Pero las desigualdades son también de género. A pesar de los avances en las últimas décadas, la tasa de participación de los hombres (80%) es significativamente mayor que la de las mujeres (64%), mientras que la desocupación castiga más a las mujeres (5,7%) que a los hombres (3,8%). En ese orden de cosas, el ingreso laboral de los hombres resulta 30% superior –en promedio– al de sus pares mujeres.
En primer lugar, hace falta consensuar una estrategia nacional para la generación de empleos productivos, asalariados y debidamente fiscalizados. Esta puede tomar la forma de un plan nacional de diversificación productiva consistente con las potencialidades geográficas y sociales del país. Poner énfasis en la promoción de la actividad manufacturera, agrícola y de servicios. Y en la importancia estratégica de vincular oferta educativa, innovación tecnológica y modernización organizacional. Fortalecer en simultáneo la autoridad administrativa y la justicia laboral para potenciar la capacidad reguladora y tutelar del Estado.
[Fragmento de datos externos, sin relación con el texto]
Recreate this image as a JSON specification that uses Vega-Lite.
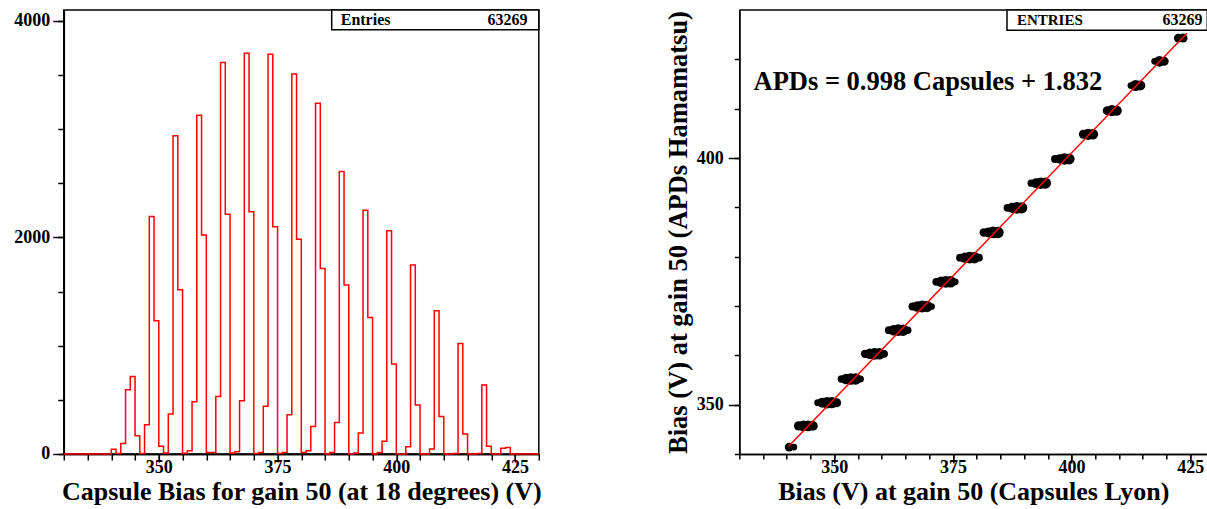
{
  "$schema": "https://vega.github.io/schema/vega-lite/v6.json",
  "background": "white",
  "padding": {"left": 12.8, "top": 8, "right": 0, "bottom": 0},
  "spacing": 122.5,
  "config": {
    "font": "Liberation Serif",
    "view": {"stroke": "black", "strokeWidth": 1.5},
    "axis": {
      "grid": false,
      "domainColor": "black",
      "domainWidth": 1.5,
      "tickColor": "black",
      "tickWidth": 1.5,
      "labelFont": "Liberation Serif",
      "labelFontWeight": "bold",
      "labelFontSize": 18,
      "labelColor": "black",
      "titleFont": "Liberation Serif",
      "titleFontWeight": "bold",
      "titleFontSize": 26,
      "titleColor": "black",
      "labelOverlap": false,
      "labelFlush": false
    }
  },
  "datasets": {
    "hist": [
      {"bias": 330, "entries": 0}, {"bias": 331, "entries": 0}, {"bias": 332, "entries": 0}, {"bias": 333, "entries": 0},
      {"bias": 334, "entries": 0}, {"bias": 335, "entries": 0}, {"bias": 336, "entries": 0}, {"bias": 337, "entries": 0},
      {"bias": 338, "entries": 0}, {"bias": 339, "entries": 0}, {"bias": 340, "entries": 45}, {"bias": 341, "entries": 5},
      {"bias": 342, "entries": 98}, {"bias": 343, "entries": 593}, {"bias": 344, "entries": 716}, {"bias": 345, "entries": 169},
      {"bias": 346, "entries": 5}, {"bias": 347, "entries": 270}, {"bias": 348, "entries": 2193}, {"bias": 349, "entries": 1230},
      {"bias": 350, "entries": 71}, {"bias": 351, "entries": 10}, {"bias": 352, "entries": 369}, {"bias": 353, "entries": 2938},
      {"bias": 354, "entries": 1517}, {"bias": 355, "entries": 8}, {"bias": 356, "entries": 31}, {"bias": 357, "entries": 483},
      {"bias": 358, "entries": 3129}, {"bias": 359, "entries": 2022}, {"bias": 360, "entries": 15}, {"bias": 361, "entries": 15},
      {"bias": 362, "entries": 532}, {"bias": 363, "entries": 3615}, {"bias": 364, "entries": 2215}, {"bias": 365, "entries": 10},
      {"bias": 366, "entries": 20}, {"bias": 367, "entries": 492}, {"bias": 368, "entries": 3701}, {"bias": 369, "entries": 2237},
      {"bias": 370, "entries": 5}, {"bias": 371, "entries": 15}, {"bias": 372, "entries": 440}, {"bias": 373, "entries": 3692},
      {"bias": 374, "entries": 2098}, {"bias": 375, "entries": 5}, {"bias": 376, "entries": 15}, {"bias": 377, "entries": 363},
      {"bias": 378, "entries": 3508}, {"bias": 379, "entries": 1984}, {"bias": 380, "entries": 15}, {"bias": 381, "entries": 31},
      {"bias": 382, "entries": 255}, {"bias": 383, "entries": 3240}, {"bias": 384, "entries": 1713}, {"bias": 385, "entries": 0},
      {"bias": 386, "entries": 15}, {"bias": 387, "entries": 292}, {"bias": 388, "entries": 2609}, {"bias": 389, "entries": 1560},
      {"bias": 390, "entries": 0}, {"bias": 391, "entries": 10}, {"bias": 392, "entries": 194}, {"bias": 393, "entries": 2252},
      {"bias": 394, "entries": 1261}, {"bias": 395, "entries": 0}, {"bias": 396, "entries": 15}, {"bias": 397, "entries": 117},
      {"bias": 398, "entries": 2061}, {"bias": 399, "entries": 831}, {"bias": 400, "entries": 0}, {"bias": 401, "entries": 0},
      {"bias": 402, "entries": 68}, {"bias": 403, "entries": 1745}, {"bias": 404, "entries": 452}, {"bias": 405, "entries": 0},
      {"bias": 406, "entries": 0}, {"bias": 407, "entries": 46}, {"bias": 408, "entries": 1323}, {"bias": 409, "entries": 347},
      {"bias": 410, "entries": 0}, {"bias": 411, "entries": 0}, {"bias": 412, "entries": 5}, {"bias": 413, "entries": 1021},
      {"bias": 414, "entries": 185}, {"bias": 415, "entries": 0}, {"bias": 416, "entries": 0}, {"bias": 417, "entries": 5},
      {"bias": 418, "entries": 637}, {"bias": 419, "entries": 71}, {"bias": 420, "entries": 0}, {"bias": 421, "entries": 0},
      {"bias": 422, "entries": 52}, {"bias": 423, "entries": 61}, {"bias": 424, "entries": 0}, {"bias": 425, "entries": 0},
      {"bias": 426, "entries": 0}, {"bias": 427, "entries": 0}, {"bias": 428, "entries": 0}, {"bias": 429, "entries": 0},
      {"bias": 430, "entries": 0}
    ],
    "scatter": [
      {"capsule": 340.5, "apd": 341.4, "n": 45}, {"capsule": 341.5, "apd": 341.4, "n": 5},
      {"capsule": 342.5, "apd": 345.7, "n": 98}, {"capsule": 343.5, "apd": 345.7, "n": 593}, {"capsule": 344.5, "apd": 345.7, "n": 716}, {"capsule": 345.5, "apd": 345.7, "n": 169},
      {"capsule": 346.5, "apd": 350.4, "n": 5}, {"capsule": 347.5, "apd": 350.4, "n": 270}, {"capsule": 348.5, "apd": 350.4, "n": 2193}, {"capsule": 349.5, "apd": 350.4, "n": 1230}, {"capsule": 350.5, "apd": 350.4, "n": 71},
      {"capsule": 351.5, "apd": 355.2, "n": 10}, {"capsule": 352.5, "apd": 355.2, "n": 369}, {"capsule": 353.5, "apd": 355.2, "n": 2938}, {"capsule": 354.5, "apd": 355.2, "n": 1517}, {"capsule": 355.5, "apd": 355.2, "n": 8},
      {"capsule": 356.5, "apd": 360.3, "n": 31}, {"capsule": 357.5, "apd": 360.3, "n": 483}, {"capsule": 358.5, "apd": 360.3, "n": 3129}, {"capsule": 359.5, "apd": 360.3, "n": 2022}, {"capsule": 360.5, "apd": 360.3, "n": 15},
      {"capsule": 361.5, "apd": 365.1, "n": 15}, {"capsule": 362.5, "apd": 365.1, "n": 532}, {"capsule": 363.5, "apd": 365.1, "n": 3615}, {"capsule": 364.5, "apd": 365.1, "n": 2215}, {"capsule": 365.5, "apd": 365.1, "n": 10},
      {"capsule": 366.5, "apd": 369.9, "n": 20}, {"capsule": 367.5, "apd": 369.9, "n": 492}, {"capsule": 368.5, "apd": 369.9, "n": 3701}, {"capsule": 369.5, "apd": 369.9, "n": 2237}, {"capsule": 370.5, "apd": 369.9, "n": 5},
      {"capsule": 371.5, "apd": 374.9, "n": 15}, {"capsule": 372.5, "apd": 374.9, "n": 440}, {"capsule": 373.5, "apd": 374.9, "n": 3692}, {"capsule": 374.5, "apd": 374.9, "n": 2098}, {"capsule": 375.5, "apd": 374.9, "n": 5},
      {"capsule": 376.5, "apd": 379.8, "n": 15}, {"capsule": 377.5, "apd": 379.8, "n": 363}, {"capsule": 378.5, "apd": 379.8, "n": 3508}, {"capsule": 379.5, "apd": 379.8, "n": 1984}, {"capsule": 380.5, "apd": 379.8, "n": 15},
      {"capsule": 381.5, "apd": 384.9, "n": 31}, {"capsule": 382.5, "apd": 384.9, "n": 255}, {"capsule": 383.5, "apd": 384.9, "n": 3240}, {"capsule": 384.5, "apd": 384.9, "n": 1713},
      {"capsule": 386.5, "apd": 389.9, "n": 15}, {"capsule": 387.5, "apd": 389.9, "n": 292}, {"capsule": 388.5, "apd": 389.9, "n": 2609}, {"capsule": 389.5, "apd": 389.9, "n": 1560},
      {"capsule": 391.5, "apd": 394.9, "n": 10}, {"capsule": 392.5, "apd": 394.9, "n": 194}, {"capsule": 393.5, "apd": 394.9, "n": 2252}, {"capsule": 394.5, "apd": 394.9, "n": 1261},
      {"capsule": 396.5, "apd": 399.8, "n": 15}, {"capsule": 397.5, "apd": 399.8, "n": 117}, {"capsule": 398.5, "apd": 399.8, "n": 2061}, {"capsule": 399.5, "apd": 399.8, "n": 831},
      {"capsule": 402.5, "apd": 404.8, "n": 68}, {"capsule": 403.5, "apd": 404.8, "n": 1745}, {"capsule": 404.5, "apd": 404.8, "n": 452},
      {"capsule": 407.5, "apd": 409.6, "n": 46}, {"capsule": 408.5, "apd": 409.6, "n": 1323}, {"capsule": 409.5, "apd": 409.6, "n": 347},
      {"capsule": 412.5, "apd": 414.7, "n": 5}, {"capsule": 413.5, "apd": 414.7, "n": 1021}, {"capsule": 414.5, "apd": 414.7, "n": 185},
      {"capsule": 417.5, "apd": 419.6, "n": 5}, {"capsule": 418.5, "apd": 419.6, "n": 637}, {"capsule": 419.5, "apd": 419.6, "n": 71},
      {"capsule": 422.5, "apd": 424.3, "n": 52}, {"capsule": 423.5, "apd": 424.3, "n": 61}
    ],
    "fit": [
      {"capsule": 340.4, "apd": 341.55},
      {"capsule": 424.3, "apd": 425.28}
    ]
  },
  "hconcat": [
    {
      "width": 475,
      "height": 444,
      "resolve": {"axis": {"x": "independent", "y": "independent"}},
      "layer": [
        {
          "data": {"name": "hist"},
          "mark": {"type": "line", "interpolate": "step-after", "color": "#ff0000", "strokeWidth": 1.5},
          "encoding": {
            "x": {
              "field": "bias", "type": "quantitative",
              "scale": {"domain": [330, 430], "nice": false, "zero": false},
              "axis": {
                "orient": "bottom",
                "title": null,
                "labels": false,
                "values": [330,335,340,345,350,355,360,365,370,375,380,385,390,395,400,405,410,415,420,425,430],
                "tickSize": 6
              }
            },
            "y": {
              "field": "entries", "type": "quantitative",
              "scale": {"domain": [0, 4100], "nice": false},
              "axis": {
                "orient": "left",
                "title": null,
                "labels": false,
                "values": [0,500,1000,1500,2000,2500,3000,3500,4000],
                "tickSize": 6
              }
            }
          }
        },
        {
          "data": {"values": [{}]},
          "mark": {"type": "rect", "fill": "white", "stroke": "black", "strokeWidth": 1.5},
          "encoding": {
            "x": {
              "datum": 386.4, "type": "quantitative",
              "axis": {
                "orient": "bottom",
                "title": "Capsule Bias for gain 50 (at 18 degrees) (V)",
                "values": [350, 375, 400, 425],
                "format": "d",
                "tickSize": 8,
                "labelPadding": -3,
                "titlePadding": 2
              }
            },
            "x2": {"datum": 430},
            "y": {
              "datum": 3917, "type": "quantitative",
              "axis": {
                "orient": "left",
                "title": null,
                "values": [0, 2000, 4000],
                "format": "d",
                "tickSize": 11,
                "labelPadding": 3
              }
            },
            "y2": {"datum": 4100}
          }
        },
        {
          "data": {"values": [{}]},
          "mark": {"type": "text", "align": "left", "baseline": "middle", "font": "Liberation Serif", "fontWeight": "bold", "fontSize": 16, "color": "black"},
          "encoding": {"x": {"datum": 388.3, "axis": null}, "y": {"datum": 4009, "axis": null}, "text": {"value": "Entries"}}
        },
        {
          "data": {"values": [{}]},
          "mark": {"type": "text", "align": "right", "baseline": "middle", "font": "Liberation Serif", "fontWeight": "bold", "fontSize": 16, "color": "black"},
          "encoding": {"x": {"datum": 427.6, "axis": null}, "y": {"datum": 4009, "axis": null}, "text": {"value": "63269"}}
        }
      ]
    },
    {
      "width": 468,
      "height": 444,
      "view": {"stroke": null},
      "resolve": {"axis": {"x": "independent", "y": "independent"}},
      "layer": [
        {
          "data": {"name": "scatter"},
          "mark": {"type": "circle", "color": "black", "opacity": 1},
          "encoding": {
            "x": {
              "field": "capsule", "type": "quantitative",
              "scale": {"domain": [330, 428.6], "nice": false, "zero": false},
              "axis": {
                "orient": "bottom",
                "title": null,
                "labels": false,
                "values": [330,335,340,345,350,355,360,365,370,375,380,385,390,395,400,405,410,415,420,425],
                "tickSize": 5
              }
            },
            "y": {
              "field": "apd", "type": "quantitative",
              "scale": {"domain": [340, 430], "nice": false, "zero": false},
              "axis": {
                "orient": "left",
                "title": null,
                "labels": false,
                "values": [340,350,360,370,380,390,400,410,420],
                "tickSize": 5
              }
            },
            "size": {
              "field": "n", "type": "quantitative",
              "scale": {"type": "log", "domain": [5, 3700], "range": [45, 140]},
              "legend": null
            }
          }
        },
        {
          "data": {"name": "fit"},
          "mark": {"type": "line", "color": "#ff0000", "strokeWidth": 1.5},
          "encoding": {
            "x": {"field": "capsule", "type": "quantitative", "axis": null},
            "y": {"field": "apd", "type": "quantitative", "axis": null}
          }
        },
        {
          "data": {"values": [{}]},
          "mark": {"type": "rule", "color": "black", "strokeWidth": 1.5},
          "encoding": {"y": {"datum": 430, "axis": null}}
        },
        {
          "data": {"values": [{}]},
          "mark": {"type": "rect", "fill": "white", "stroke": "black", "strokeWidth": 1.5},
          "encoding": {
            "x": {
              "datum": 386.4, "type": "quantitative",
              "axis": {
                "orient": "bottom",
                "title": "Bias (V) at gain 50 (Capsules Lyon)",
                "values": [350, 375, 400, 425],
                "format": "d",
                "tickSize": 9,
                "labelPadding": -4,
                "titlePadding": 2
              }
            },
            "x2": {"datum": 428.6},
            "y": {
              "datum": 425.9, "type": "quantitative",
              "axis": {
                "orient": "left",
                "title": "Bias (V) at gain 50 (APDs Hamamatsu)",
                "titleFontSize": 26.5,
                "values": [350, 400],
                "format": "d",
                "tickSize": 11,
                "labelPadding": 5,
                "titlePadding": 4
              }
            },
            "y2": {"datum": 430}
          }
        },
        {
          "data": {"values": [{}]},
          "mark": {"type": "text", "align": "left", "baseline": "middle", "font": "Liberation Serif", "fontWeight": "bold", "fontSize": 15, "color": "black"},
          "encoding": {"x": {"datum": 388.5, "axis": null}, "y": {"datum": 428.0, "axis": null}, "text": {"value": "ENTRIES"}}
        },
        {
          "data": {"values": [{}]},
          "mark": {"type": "text", "align": "right", "baseline": "middle", "font": "Liberation Serif", "fontWeight": "bold", "fontSize": 16, "color": "black"},
          "encoding": {"x": {"datum": 427.6, "axis": null}, "y": {"datum": 428.0, "axis": null}, "text": {"value": "63269"}}
        },
        {
          "data": {"values": [{}]},
          "mark": {"type": "text", "align": "left", "baseline": "middle", "font": "Liberation Serif", "fontWeight": "bold", "fontSize": 26.5, "color": "black"},
          "encoding": {"x": {"datum": 333, "axis": null}, "y": {"datum": 415.5, "axis": null}, "text": {"value": "APDs = 0.998 Capsules + 1.832"}}
        }
      ]
    }
  ]
}
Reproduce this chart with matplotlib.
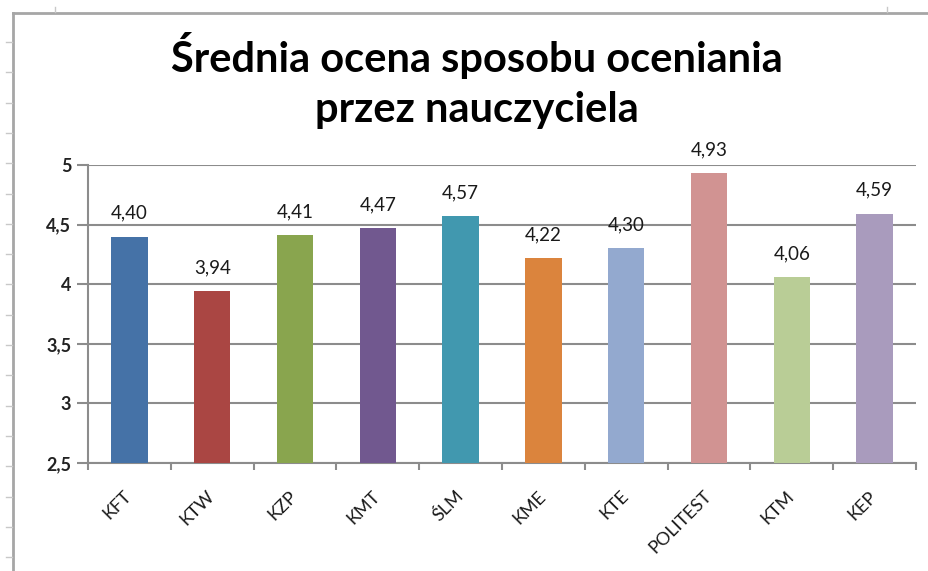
import matplotlib.pyplot as plt
import numpy as np
from matplotlib.lines import Line2D

# Data
categories = ['KFT', 'KTW', 'KZP', 'KMT', 'ŚLM', 'KME', 'KTE', 'POLITEST', 'KTM', 'KEP']
values = [4.40, 3.94, 4.41, 4.47, 4.57, 4.22, 4.30, 4.93, 4.06, 4.59]
colors = ['#4572A7', '#AA4643', '#89A54E', '#71588F', '#4198AF',
          '#DB843D', '#93A9CF', '#D19392', '#B9CD96', '#A99BBD']
yticks = [2.5, 3, 3.5, 4, 4.5, 5]
title_lines = ['Średnia ocena sposobu oceniania', 'przez nauczyciela']

plt.rcParams['font.family'] = ['Lato', 'DejaVu Sans']

fw, fh = 929, 571
fig = plt.figure(figsize=(fw / 100, fh / 100), dpi=100)
ax = fig.add_axes([0.0947, 0.189, 0.8913, 0.522])

x = np.arange(len(categories))
ax.bar(x, np.array(values) - 2.5, bottom=2.5, width=0.44, color=colors, zorder=3)

# value labels with comma decimals
for xi, v in zip(x, values):
    ax.annotate(f'{v:.2f}'.replace('.', ','), (xi, v), xytext=(0, 13),
                textcoords='offset points', ha='center', va='baseline',
                fontsize=13.5, color='#1a1a1a')

ax.set_xlim(-0.5, len(categories) - 0.5)
ax.set_ylim(2.5, 5)
ax.set_yticks(yticks)
ax.set_yticklabels([f'{t:g}'.replace('.', ',') for t in yticks], fontsize=13,
                   fontweight='bold', color='#222222')
ax.yaxis.grid(True, color='#8c8c8c', linewidth=1.5, zorder=0)

ax.set_xticks(x)
ax.set_xticklabels(categories, rotation=45, ha='right', va='center',
                   rotation_mode='anchor', fontsize=13, color='#1a1a1a')
ax.set_xticks(np.arange(-0.5, len(categories)), minor=True)
ax.tick_params(axis='x', which='major', length=0, pad=22)
ax.tick_params(axis='x', which='minor', length=5, width=1.5, color='#8c8c8c')
ax.tick_params(axis='y', length=8, width=1.5, color='#8c8c8c', pad=4)

for s in ['top', 'right']:
    ax.spines[s].set_visible(False)
for s in ['left', 'bottom']:
    ax.spines[s].set_color('#8c8c8c')
    ax.spines[s].set_linewidth(1.5)

# title, two lines placed by baseline
for line, base in zip(title_lines, [72, 122]):
    fig.text(0.513, 1 - base / fh, line, ha='center', va='baseline',
             fontsize=30, fontweight='bold', color='black')

# chart frame (left and top border) and sheet marks
fig.add_artist(Line2D([13 / fw, 13 / fw], [0, 1 - 13 / fh], color='#a6a6a6', lw=2,
                      transform=fig.transFigure))
fig.add_artist(Line2D([13 / fw, 1], [1 - 13 / fh, 1 - 13 / fh], color='#a6a6a6', lw=2,
                      transform=fig.transFigure))
for yy in np.arange(42, 571, 30.3):
    fig.add_artist(Line2D([6 / fw, 12 / fw], [1 - yy / fh] * 2, color='#c8c8c8', lw=1,
                          transform=fig.transFigure))
for xx in [55, 887]:
    fig.add_artist(Line2D([xx / fw] * 2, [1 - 7 / fh, 1 - 12 / fh], color='#c8c8c8', lw=1,
                          transform=fig.transFigure))

fig.savefig('out.png', dpi=100)
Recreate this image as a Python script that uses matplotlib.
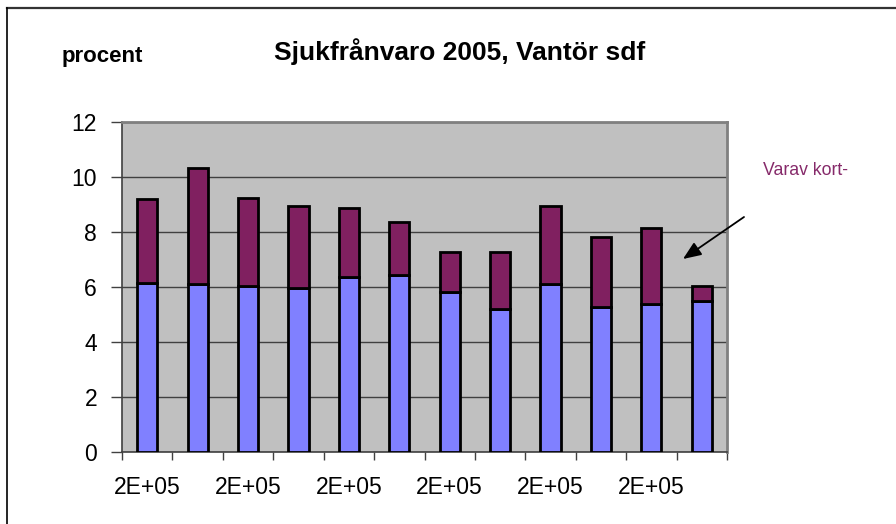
import matplotlib
matplotlib.use("Agg")
import matplotlib.pyplot as plt
from matplotlib.lines import Line2D
import numpy as np

plt.rcParams['font.family'] = ['Liberation Sans', 'DejaVu Sans']

categories = ["2E+05"] * 12
long_part = [6.13, 6.10, 6.04, 5.96, 6.35, 6.44, 5.83, 5.21, 6.11, 5.27, 5.37, 5.48]
short_part = [3.06, 4.22, 3.19, 2.98, 2.54, 1.94, 1.43, 2.05, 2.84, 2.56, 2.78, 0.57]
y_ticks = [0, 2, 4, 6, 8, 10, 12]

W, H = 896, 524
fig = plt.figure(figsize=(W / 100, H / 100), dpi=100)
fig.patch.set_facecolor("white")

ax = fig.add_axes([122 / W, (H - 452) / H, 605 / W, 330 / H])
ax.set_facecolor("#c0c0c0")

x = np.arange(len(categories))
ax.bar(x, long_part, width=0.4, color="#8080ff", edgecolor="black", linewidth=2.0, zorder=3)
ax.bar(x, short_part, width=0.4, bottom=long_part, color="#802060", edgecolor="black",
       linewidth=2.0, zorder=3)

ax.set_xlim(-0.5, len(categories) - 0.5)
ax.set_ylim(0, 12)
ax.set_yticks(y_ticks)
ax.set_yticklabels([str(v) for v in y_ticks], fontsize=16.5)
ax.yaxis.grid(True, color="#404040", linewidth=1.0, zorder=1)

ax.set_xticks(x[::2])
ax.set_xticklabels(categories[::2], fontsize=16.5)
ax.set_xticks(np.arange(-0.5, len(categories)), minor=True)
ax.tick_params(axis="x", which="major", length=0, pad=17)
ax.tick_params(axis="x", which="minor", length=6, width=1, color="#404040", direction="out")
ax.tick_params(axis="y", length=8, width=1, color="#404040", direction="out", pad=10)

for side in ["left", "bottom"]:
    ax.spines[side].set_color("#404040")
    ax.spines[side].set_linewidth(1.2)
for side in ["top", "right"]:
    ax.spines[side].set_color("#808080")
    ax.spines[side].set_linewidth(2.0)

fig.text(460 / W, (H - 60) / H, "Sjukfrånvaro 2005, Vantör sdf", fontsize=19,
         fontweight="bold", ha="center", va="baseline")
fig.text(62 / W, (H - 62) / H, "procent", fontsize=16, fontweight="bold",
         ha="left", va="baseline")
fig.text(763 / W, (H - 175) / H, "Varav kort-", fontsize=12.7, color="#862a6a",
         ha="left", va="baseline")

ax.annotate("", xy=(683, H - 259), xycoords="figure pixels",
            xytext=(744, H - 217), textcoords="figure pixels",
            arrowprops=dict(arrowstyle="-|>,head_length=1.1,head_width=0.45",
                            color="black", lw=1.3, shrinkA=0, shrinkB=0),
            annotation_clip=False)

fig.add_artist(Line2D([7 / W, 1.0], [(H - 8) / H, (H - 8) / H], color="#333333",
                      linewidth=1.6, transform=fig.transFigure))
fig.add_artist(Line2D([7 / W, 7 / W], [0, (H - 8) / H], color="black",
                      linewidth=1.2, transform=fig.transFigure))

fig.savefig("out.png", dpi=100)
Homenaje. A todos los trabajadores peruanos y peruanas que se rompen el lomo para asegurar el sustento de sus familias. Y a los que se organizan para defender y exigir sus derechos. A pesar del abandono de un Estado indolente (y de un modelo económico y laboral) que los condena a depender únicamente de su esfuerzo; sin oportunidades, seguridad ni protección social garantizadas plena y universalmente.